Mershon affiliate organizes theatre series on Afghanistan
Mershon affiliate Lesley Ferris, Arts and Humanities Distinguished Professor of Theatre, is the powerhouse behind On the Front Lines: Performing Afghanistan, a new series of performances designed to bring Afghan women’s voices to the fore through storytelling and theater and premiering at Ohio State this semester.
The project features stories written by Afghan women and adapted for the stage. It will also bring top scholars in the field of theatre to Ohio State to discuss topics relevant to Afghan history and culture.
The series begins on Monday, October 7, with a triple header of events. At 4:30 p.m., Sahar Speaks: Voices of Women from Afghanistan, will feature two one-act plays by Nushin Arbabzadah and Alia Bano. The event takes place at the Film/Video Theater, Wexner Center for the Arts, 1871 N. High St.
Arbabzadah and Bano adapted the plays from stories gathered through Sahar Speaks, a program that provides training and job opportunities for women journalists working on the ground in Afghanistan. Following the performances, the playwrights will join a discussion with Ferris and other guests.
The event is free but tickets are required and can be reserved at http://wexarts.org/talks-more/sahar-speaks-voices-women-afghanistan
The plays are part of a larger project to bring Afghan women’s voices to the public more prominently through storytelling and theatre. Since 2016, Ferris has commissioned and produced four plays inspired by the Sahar Speaks project as artistic director of Palindrome Productions in London, which she cofounded.
The first three plays, are based on stories written for the Huffington Post by Afghan women journalists who completed training through Sahar Speaks. Now Ohio State University is home to this project which will engage and build an intellectual community around the issues brought up in the plays.
Then at 7 p.m. Joël van Houdt, a Dutch photojournalist who has documented the journeys of Afghan refugees around the world, will discuss his work in the Film/Video Theater, Wexner Center for the Arts, 1871 N. High St.
Van Houdt moved to Kabul in 2010 and from 2013 to 2017 documented the journeys of Afghan refugees around the world. His photographs were exhibited together under the title Kuja meri? — “Where are you going?” in the Dari language — at the Kings Place Gallery in London (2017) and, working with the Afghan ArtLords, as a series of large-scale images displayed on blast walls in the center of Kabul (2018).
The event is free but tickets are required and can be reserved at http://wexarts.org/talks-more/joel-van-houdt
All are welcome to attend a reception in Heirloom Cafe between the two programs.
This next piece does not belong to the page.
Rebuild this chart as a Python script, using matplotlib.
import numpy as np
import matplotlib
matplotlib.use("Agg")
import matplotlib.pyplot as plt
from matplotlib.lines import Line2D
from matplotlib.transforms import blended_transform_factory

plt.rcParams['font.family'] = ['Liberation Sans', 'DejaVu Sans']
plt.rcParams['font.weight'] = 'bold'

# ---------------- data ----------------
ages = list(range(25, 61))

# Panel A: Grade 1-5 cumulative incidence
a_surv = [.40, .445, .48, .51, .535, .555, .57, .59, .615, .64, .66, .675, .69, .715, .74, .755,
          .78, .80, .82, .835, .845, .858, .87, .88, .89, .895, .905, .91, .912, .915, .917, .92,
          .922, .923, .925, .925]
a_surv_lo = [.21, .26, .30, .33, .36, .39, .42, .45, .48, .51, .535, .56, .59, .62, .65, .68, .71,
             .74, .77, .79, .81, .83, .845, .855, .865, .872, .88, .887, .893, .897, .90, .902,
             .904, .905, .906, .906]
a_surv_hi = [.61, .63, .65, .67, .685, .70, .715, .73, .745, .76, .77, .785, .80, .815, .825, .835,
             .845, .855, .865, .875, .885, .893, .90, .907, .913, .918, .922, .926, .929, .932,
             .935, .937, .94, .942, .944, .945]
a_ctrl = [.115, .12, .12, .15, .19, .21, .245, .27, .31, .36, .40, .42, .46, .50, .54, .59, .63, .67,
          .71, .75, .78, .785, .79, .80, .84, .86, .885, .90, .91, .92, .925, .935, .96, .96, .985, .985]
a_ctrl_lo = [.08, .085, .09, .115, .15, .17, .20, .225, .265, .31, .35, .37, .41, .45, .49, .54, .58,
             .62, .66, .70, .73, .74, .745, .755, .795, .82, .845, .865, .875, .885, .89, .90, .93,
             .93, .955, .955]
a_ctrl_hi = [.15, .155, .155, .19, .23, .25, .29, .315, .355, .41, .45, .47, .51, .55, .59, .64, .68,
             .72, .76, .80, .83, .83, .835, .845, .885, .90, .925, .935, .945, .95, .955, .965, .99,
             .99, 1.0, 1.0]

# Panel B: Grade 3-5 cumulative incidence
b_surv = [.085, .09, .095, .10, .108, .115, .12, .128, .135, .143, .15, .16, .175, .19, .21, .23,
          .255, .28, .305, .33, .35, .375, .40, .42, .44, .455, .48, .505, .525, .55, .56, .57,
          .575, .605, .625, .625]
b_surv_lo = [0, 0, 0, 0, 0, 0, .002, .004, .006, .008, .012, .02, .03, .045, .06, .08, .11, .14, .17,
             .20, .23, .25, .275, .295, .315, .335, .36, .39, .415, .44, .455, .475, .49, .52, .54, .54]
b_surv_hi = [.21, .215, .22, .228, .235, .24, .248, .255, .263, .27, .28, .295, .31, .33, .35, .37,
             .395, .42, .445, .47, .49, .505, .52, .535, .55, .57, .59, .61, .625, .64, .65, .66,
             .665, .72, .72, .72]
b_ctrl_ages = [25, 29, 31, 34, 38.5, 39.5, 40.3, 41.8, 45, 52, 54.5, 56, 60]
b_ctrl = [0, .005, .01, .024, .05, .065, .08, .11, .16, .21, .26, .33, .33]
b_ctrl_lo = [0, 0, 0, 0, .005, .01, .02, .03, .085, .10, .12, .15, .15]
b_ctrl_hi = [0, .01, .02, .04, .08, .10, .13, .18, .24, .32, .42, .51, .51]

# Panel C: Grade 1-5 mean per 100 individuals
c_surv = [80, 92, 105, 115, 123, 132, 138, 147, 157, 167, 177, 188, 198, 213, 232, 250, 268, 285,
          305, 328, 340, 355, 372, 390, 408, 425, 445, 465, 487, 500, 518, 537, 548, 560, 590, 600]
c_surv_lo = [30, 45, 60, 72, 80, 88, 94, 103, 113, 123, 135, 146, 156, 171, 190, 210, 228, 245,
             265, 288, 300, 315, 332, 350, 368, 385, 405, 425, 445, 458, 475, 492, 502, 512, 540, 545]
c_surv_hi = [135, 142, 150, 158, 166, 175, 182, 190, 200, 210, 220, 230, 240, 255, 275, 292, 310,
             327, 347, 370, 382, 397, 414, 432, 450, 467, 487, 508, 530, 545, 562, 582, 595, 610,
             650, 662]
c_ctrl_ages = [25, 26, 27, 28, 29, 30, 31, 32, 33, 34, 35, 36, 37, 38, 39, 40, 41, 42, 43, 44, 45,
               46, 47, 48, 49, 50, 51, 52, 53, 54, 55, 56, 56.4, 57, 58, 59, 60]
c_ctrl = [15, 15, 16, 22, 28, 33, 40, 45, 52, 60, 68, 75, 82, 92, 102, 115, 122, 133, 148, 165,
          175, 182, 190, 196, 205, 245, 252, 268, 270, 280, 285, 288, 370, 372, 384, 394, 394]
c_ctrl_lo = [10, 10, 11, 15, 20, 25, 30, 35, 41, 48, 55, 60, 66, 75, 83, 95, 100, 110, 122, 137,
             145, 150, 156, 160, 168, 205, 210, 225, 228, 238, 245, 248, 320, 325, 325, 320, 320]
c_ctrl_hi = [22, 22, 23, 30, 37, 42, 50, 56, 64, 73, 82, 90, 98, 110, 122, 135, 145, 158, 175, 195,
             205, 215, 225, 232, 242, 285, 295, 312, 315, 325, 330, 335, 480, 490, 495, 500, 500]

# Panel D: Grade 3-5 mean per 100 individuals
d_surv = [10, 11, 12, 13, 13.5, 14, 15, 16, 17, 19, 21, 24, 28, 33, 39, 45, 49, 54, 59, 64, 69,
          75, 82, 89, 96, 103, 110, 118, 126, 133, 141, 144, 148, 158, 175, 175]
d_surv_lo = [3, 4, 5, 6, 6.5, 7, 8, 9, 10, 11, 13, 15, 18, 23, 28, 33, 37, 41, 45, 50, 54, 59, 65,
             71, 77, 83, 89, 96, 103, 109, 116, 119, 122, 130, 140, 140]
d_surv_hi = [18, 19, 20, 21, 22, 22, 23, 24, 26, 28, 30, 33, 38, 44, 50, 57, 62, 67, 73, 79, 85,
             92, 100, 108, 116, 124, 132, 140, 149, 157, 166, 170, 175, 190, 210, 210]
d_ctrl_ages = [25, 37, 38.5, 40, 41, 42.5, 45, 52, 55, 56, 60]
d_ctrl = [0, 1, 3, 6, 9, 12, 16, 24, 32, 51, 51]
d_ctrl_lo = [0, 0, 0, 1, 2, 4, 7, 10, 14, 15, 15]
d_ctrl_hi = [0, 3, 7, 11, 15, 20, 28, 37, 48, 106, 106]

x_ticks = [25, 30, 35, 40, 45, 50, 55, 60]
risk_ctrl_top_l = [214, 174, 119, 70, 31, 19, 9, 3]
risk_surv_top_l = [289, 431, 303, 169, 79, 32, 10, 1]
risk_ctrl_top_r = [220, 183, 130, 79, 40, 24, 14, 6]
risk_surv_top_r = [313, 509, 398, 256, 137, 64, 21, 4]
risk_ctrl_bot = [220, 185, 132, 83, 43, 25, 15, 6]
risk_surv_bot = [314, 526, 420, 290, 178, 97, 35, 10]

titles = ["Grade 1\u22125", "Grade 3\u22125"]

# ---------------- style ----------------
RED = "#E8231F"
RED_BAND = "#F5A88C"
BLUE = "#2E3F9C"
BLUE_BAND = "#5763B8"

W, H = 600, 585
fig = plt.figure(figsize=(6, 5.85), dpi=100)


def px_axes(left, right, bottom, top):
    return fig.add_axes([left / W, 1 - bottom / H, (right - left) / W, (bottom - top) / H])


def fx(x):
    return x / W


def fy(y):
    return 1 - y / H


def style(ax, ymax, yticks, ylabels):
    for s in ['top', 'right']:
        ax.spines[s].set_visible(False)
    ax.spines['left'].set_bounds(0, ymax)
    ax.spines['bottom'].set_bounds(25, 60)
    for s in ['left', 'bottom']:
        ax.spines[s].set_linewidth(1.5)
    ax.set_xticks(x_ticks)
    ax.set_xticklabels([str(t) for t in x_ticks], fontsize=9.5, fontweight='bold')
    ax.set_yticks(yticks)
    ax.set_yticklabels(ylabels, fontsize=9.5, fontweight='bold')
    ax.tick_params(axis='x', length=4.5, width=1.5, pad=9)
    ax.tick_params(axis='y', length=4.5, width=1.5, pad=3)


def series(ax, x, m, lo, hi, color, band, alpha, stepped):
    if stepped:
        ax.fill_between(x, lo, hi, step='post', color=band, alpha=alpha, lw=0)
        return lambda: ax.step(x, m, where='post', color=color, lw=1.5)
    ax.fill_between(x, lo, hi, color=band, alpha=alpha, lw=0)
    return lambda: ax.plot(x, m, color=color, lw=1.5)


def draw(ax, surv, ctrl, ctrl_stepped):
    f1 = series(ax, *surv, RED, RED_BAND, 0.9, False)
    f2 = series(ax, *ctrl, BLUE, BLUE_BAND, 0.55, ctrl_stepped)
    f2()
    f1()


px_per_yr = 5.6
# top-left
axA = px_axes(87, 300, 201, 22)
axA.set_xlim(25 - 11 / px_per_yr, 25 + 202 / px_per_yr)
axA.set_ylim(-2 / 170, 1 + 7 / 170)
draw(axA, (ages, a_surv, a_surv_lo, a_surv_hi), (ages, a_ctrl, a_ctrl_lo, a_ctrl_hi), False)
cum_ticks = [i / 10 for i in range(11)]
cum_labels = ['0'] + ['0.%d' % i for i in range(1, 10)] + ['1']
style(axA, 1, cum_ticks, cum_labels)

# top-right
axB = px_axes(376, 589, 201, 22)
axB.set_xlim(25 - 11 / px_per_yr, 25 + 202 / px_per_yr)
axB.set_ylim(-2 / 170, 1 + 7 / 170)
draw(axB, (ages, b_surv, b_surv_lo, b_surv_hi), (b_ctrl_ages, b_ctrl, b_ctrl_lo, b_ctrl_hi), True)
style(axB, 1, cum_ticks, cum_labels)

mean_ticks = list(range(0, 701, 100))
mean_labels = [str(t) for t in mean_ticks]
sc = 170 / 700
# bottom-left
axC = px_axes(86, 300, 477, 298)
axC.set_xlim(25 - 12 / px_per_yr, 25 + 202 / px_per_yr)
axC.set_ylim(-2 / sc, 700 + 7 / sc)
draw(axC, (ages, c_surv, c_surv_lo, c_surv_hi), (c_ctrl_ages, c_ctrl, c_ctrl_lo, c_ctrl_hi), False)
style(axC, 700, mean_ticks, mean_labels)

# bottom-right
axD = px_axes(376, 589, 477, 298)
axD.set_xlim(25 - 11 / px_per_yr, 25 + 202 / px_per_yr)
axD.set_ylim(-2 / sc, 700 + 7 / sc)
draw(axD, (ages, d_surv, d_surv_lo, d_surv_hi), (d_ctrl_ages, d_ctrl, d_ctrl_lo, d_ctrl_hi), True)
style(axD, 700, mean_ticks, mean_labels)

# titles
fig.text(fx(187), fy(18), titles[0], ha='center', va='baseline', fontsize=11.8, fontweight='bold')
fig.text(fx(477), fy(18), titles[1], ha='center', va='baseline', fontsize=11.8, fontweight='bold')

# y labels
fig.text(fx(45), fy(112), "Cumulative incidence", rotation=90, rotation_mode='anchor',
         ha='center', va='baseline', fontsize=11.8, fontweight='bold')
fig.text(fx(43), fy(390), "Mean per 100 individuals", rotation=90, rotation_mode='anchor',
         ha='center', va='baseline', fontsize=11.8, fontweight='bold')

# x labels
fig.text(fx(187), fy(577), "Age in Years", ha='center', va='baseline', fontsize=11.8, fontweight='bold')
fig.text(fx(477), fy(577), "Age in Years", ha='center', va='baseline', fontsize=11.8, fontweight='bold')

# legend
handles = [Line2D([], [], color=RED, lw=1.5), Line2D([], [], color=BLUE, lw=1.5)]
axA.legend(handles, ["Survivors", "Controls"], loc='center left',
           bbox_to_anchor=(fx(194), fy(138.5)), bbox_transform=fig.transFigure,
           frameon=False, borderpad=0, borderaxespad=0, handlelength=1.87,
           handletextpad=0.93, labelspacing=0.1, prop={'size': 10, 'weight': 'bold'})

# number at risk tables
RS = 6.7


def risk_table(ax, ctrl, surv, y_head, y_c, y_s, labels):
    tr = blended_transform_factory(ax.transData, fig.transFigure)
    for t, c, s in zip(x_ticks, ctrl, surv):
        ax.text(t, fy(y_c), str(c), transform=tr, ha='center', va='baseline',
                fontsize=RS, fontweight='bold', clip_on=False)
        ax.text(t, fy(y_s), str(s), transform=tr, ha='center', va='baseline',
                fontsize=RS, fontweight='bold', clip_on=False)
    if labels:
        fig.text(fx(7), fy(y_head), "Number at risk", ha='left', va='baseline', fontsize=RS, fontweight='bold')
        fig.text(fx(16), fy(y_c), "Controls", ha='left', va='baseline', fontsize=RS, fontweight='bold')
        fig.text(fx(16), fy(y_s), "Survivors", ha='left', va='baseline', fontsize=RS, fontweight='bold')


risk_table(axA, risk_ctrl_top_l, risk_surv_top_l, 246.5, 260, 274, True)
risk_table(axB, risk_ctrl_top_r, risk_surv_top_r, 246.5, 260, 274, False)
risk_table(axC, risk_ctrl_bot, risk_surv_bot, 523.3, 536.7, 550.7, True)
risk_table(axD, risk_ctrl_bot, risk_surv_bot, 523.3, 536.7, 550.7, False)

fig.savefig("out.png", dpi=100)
Other events in On the Front Lines: Performing Afghanistan include:
"Strategic Culture: Staging Afghanistan to Simulate War"
Natalie Alvarez, Canadian theatre and performance scholar, will speak about Afghans playing the roles of villagers in military training camps in Canada and Britain, based on the research for her book Immersions in Cultural Difference: Tourism, War, Performance.
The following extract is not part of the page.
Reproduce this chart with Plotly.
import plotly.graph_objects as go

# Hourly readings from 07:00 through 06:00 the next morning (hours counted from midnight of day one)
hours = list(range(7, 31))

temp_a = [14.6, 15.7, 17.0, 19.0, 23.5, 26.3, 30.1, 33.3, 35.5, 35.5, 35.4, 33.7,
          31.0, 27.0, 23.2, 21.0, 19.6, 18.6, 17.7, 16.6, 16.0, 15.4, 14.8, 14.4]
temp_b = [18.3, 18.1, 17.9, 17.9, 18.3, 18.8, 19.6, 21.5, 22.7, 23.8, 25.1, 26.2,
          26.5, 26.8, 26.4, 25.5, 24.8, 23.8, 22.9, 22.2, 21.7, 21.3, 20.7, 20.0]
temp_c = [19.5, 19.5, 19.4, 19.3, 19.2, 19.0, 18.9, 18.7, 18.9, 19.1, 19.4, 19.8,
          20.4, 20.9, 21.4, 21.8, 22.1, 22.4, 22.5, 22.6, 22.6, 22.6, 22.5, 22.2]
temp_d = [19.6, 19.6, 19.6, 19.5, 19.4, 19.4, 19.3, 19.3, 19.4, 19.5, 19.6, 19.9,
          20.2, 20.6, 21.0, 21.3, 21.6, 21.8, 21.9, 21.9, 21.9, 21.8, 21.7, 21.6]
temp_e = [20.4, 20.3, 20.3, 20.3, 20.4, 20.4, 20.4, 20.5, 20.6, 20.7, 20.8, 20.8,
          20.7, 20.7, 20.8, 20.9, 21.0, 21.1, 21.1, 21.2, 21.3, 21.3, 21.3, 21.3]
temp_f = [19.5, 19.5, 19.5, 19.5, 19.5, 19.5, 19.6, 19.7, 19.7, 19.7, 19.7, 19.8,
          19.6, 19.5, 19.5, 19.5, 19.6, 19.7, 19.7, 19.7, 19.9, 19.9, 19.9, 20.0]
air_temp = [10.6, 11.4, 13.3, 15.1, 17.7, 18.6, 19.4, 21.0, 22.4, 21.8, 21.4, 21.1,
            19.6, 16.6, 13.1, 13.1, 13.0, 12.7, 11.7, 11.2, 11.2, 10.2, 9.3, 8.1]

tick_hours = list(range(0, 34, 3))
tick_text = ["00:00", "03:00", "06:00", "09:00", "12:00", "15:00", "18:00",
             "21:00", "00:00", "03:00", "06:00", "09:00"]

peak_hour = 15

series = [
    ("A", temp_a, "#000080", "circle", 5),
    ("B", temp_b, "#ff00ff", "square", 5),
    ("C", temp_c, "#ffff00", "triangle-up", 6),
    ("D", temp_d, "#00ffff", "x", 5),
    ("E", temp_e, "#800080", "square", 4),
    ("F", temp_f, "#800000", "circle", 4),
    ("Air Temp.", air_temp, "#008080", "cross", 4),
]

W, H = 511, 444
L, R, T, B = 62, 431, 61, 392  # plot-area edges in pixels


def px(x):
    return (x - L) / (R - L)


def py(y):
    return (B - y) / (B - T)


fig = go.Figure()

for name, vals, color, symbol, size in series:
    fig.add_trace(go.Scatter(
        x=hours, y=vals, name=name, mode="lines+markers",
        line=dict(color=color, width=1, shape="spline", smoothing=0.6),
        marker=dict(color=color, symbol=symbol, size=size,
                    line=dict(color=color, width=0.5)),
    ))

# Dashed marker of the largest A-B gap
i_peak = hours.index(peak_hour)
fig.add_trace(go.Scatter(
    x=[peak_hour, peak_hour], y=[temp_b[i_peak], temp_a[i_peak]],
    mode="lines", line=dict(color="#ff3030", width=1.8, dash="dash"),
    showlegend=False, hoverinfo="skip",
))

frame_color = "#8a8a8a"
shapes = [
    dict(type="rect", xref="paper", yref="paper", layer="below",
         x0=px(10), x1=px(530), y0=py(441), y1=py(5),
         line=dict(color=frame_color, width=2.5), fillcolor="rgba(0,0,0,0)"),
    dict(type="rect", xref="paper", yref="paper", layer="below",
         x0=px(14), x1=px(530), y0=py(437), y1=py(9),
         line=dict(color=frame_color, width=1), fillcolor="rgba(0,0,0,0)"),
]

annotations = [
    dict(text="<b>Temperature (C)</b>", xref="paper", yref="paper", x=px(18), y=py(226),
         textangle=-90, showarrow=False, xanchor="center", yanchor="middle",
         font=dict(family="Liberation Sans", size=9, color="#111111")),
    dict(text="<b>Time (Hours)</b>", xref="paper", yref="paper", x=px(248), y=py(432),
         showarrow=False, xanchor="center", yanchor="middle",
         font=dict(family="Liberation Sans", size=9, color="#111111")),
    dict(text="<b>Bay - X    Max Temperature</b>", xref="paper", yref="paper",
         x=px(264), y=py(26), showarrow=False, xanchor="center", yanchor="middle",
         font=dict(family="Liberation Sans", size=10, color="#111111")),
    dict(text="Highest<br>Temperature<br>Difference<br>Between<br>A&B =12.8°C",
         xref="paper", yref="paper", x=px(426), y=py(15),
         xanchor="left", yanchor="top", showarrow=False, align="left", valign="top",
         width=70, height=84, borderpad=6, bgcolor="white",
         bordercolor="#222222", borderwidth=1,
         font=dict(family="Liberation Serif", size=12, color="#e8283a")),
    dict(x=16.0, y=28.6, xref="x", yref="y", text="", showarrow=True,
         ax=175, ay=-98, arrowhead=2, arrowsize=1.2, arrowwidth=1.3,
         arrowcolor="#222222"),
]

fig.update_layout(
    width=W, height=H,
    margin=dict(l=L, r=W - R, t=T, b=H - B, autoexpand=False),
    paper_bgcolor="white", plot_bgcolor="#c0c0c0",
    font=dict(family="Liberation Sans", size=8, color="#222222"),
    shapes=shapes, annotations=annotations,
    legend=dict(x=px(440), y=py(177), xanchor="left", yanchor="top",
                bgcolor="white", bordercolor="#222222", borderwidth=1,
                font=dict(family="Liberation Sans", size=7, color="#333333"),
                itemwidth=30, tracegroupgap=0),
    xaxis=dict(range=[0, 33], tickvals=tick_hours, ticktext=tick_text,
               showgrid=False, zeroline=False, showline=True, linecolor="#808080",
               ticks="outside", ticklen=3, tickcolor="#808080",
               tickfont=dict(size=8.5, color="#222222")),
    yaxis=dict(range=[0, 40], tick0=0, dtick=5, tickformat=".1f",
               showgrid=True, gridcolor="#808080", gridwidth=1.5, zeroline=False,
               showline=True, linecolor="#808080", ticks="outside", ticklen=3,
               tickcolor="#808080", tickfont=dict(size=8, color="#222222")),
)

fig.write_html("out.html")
Tuesday, October 8, at 4 p.m., 168 Dulles Holl, 230 Annie and John Glenn Ave.
"On the Road to the Pentagon: The Great Game Afghanistan"
Arts and Humanities Distinguished Professor Lesley Ferris will speak about Tricycle Theatre’s 2009 festival of short plays focusing on “The Great Game: Afghanistan,” a groundbreaking series of new plays documenting Britain’s relationship with Afghanistan from the 19th century to today.
Thursday, October 31, at 2:30 p.m. in 150 Thompson Library, 1858 Neil Ave Mall.
"A Thousand Girls Like Me" by Sahra Mani (2018)
This 76-minute documentary by Sahra Mani presents the awe-inspiring story of one woman’s battle against cultural, familial, and legal pressures as she embarks on a mission to obtain justice for the sexual abuse she suffered at the hands of her father, setting a positive example for her daughter and other girls like her.
Monday, November 4, Film/Video Theater, Wexner Center for the Arts, 1871 N. High St.
On the Front Lines: Performing Afghanistan is supported by a Global Arts and Humanities Discovery Theme Grant, and presented by the Department of Theatre and Middle East Studies Center, with support from the Department of History, Near Eastern Languages and Cultures (NELC), Wexner Center for the Arts, and Middle East and Islamic Studies Service and Lawrence and Lee Theatre Research Institute at the University Library.